Beamte der Gesundheitsbehörde NIH (National Institutes of Health) hoffen, dass die neue Aktualisierung der Genomkarte die Genforschung "gerechter" machen wird. Denn je mehr sich unser Genom von der aktuellen Referenz unterscheidet, desto mehr Informationen über uns könnten verloren gehen. Die bestehende Referenzkarte besteht größtenteils aus der DNA eines afroamerikanischen Mannes, obwohl sie auch Segmente von mehreren anderen Menschen enthält.

"Wenn das Genom, das Sie analysieren wollen, Sequenzen enthält, die nicht in der Referenz enthalten sind, werden sie bei der Analyse übersehen", sagt Deanna Church, Beraterin beim Gründerzentrum General Inception, die früher bei den NIH eine Schlüsselrolle bei der Verwaltung des Referenzgenoms innehatte. "In Wirklichkeit ist die Vorstellung, dass es ein 'menschliches Genom' gibt, das eigentliche Problem", sagt sie. "Die aktuelle Version ist das einfachste Modell, das man machen kann.
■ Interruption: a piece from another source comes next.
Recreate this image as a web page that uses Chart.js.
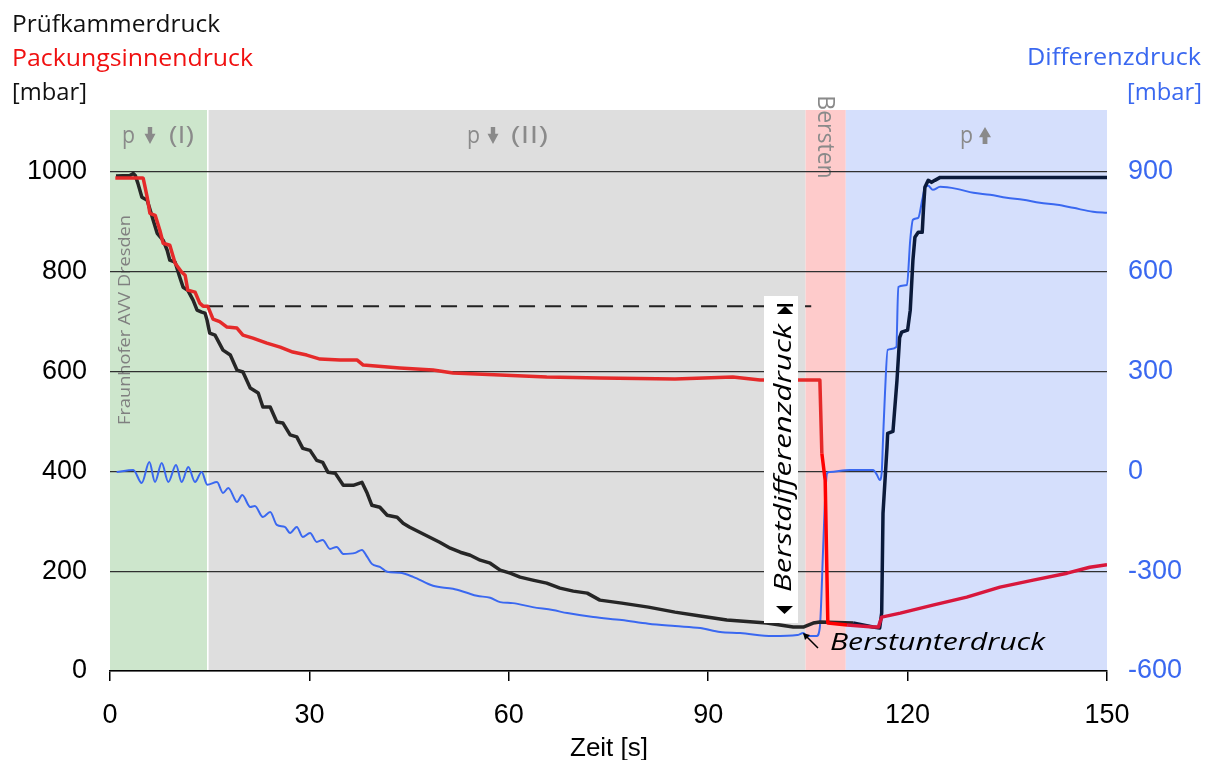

Als wir anfingen, war es sinnvoll. Aber jetzt brauchen wir bessere Modelle."

Das Pangenom, das sich noch im Entwurfsstadium befindet, wurde mit Hilfe zweier neuer Technologien erstellt. Zum einen half eine Sequenziermaschine, die sehr lange DNA-Abschnitte in einem Durchgang auslesen kann. Bei den meisten Sequenzierungsverfahren wird die DNA in winzige Stücke von weniger als 200 Buchstaben zerhackt. Die neuen Geräte des Unternehmens Pacific Biosciences hingegen können 10.000 Buchstaben auf einmal auslesen. Solche "Long Reads", wie sie von den Forschern genannt werden, sind wie extragroße Puzzleteile, die sich viel leichter in der richtigen Reihenfolge im Genom einer Person anordnen lassen.

Dieser Prozess des Zusammenpuzzelns, die sogenannte Genomassemblierung, ist der andere Bereich, in dem die Forscher nach eigenen Angaben mit neuen Berechnungswerkzeugen Fortschritte erzielt haben. Dennoch bleibt das Organisieren und Vergleichen von 47 Genomen auf einmal (jedes mit etwa sechs Milliarden DNA-Buchstabenpaaren) ein kniffliges Problem.

"Es gibt eine riesige Menge an wirklich interessanter Computerwissenschaft, die in nicht so glamourösen Zeitschriften veröffentlicht wurde", sagt Paten, der mehr als zehn Jahre am Pangenom mitgearbeitet hat.

Paten räumt auch ein, dass außer Fachleuten niemand ihre Datenvisualisierungstools ansehen will, die die alternativen Anordnungen der DNA als komplizierte Schleifen und Knoten, die sogenannten "Spaghetti-Diagramme", darstellen. Ein wirklicher Erfolg wird sich erst einstellen, wenn das Pangenom in den Hintergrund tritt und zum neuen Sanitärsystem des genetischen Zeitalters wird, das Forscher nutzen können, ohne es jemals zu sehen.

Nach Ansicht von Experten ist es noch zu früh, um abzusehen, ob das klappt. "Ich hoffe es, aber es wird ein harter Weg sein", sagt Church. "So viele unserer Werkzeuge und Infrastrukturen basieren auf einer linearen Darstellung, dass es schwer sein wird, die Menschen zu einem Umdenken zu bewegen."

Eines ist sicher, sagt Erik Garrison, ein Computerbiologe an der Universität von Tennessee und ebenfalls einer der Leiter des Projekts. Das menschliche Genom ist nicht fertig und wird es auch nie sein.

"Sobald man anfängt, von einem Pangenom zu sprechen, wird es immer unvollständig sein, und es wird nie enden. Jedes Individuum wird ein anderes Genom haben, es ist also ein unendlicher Prozess", sagt Garrison. "Jede Population und jede Generation könnte ihr eigenes Pangenom haben.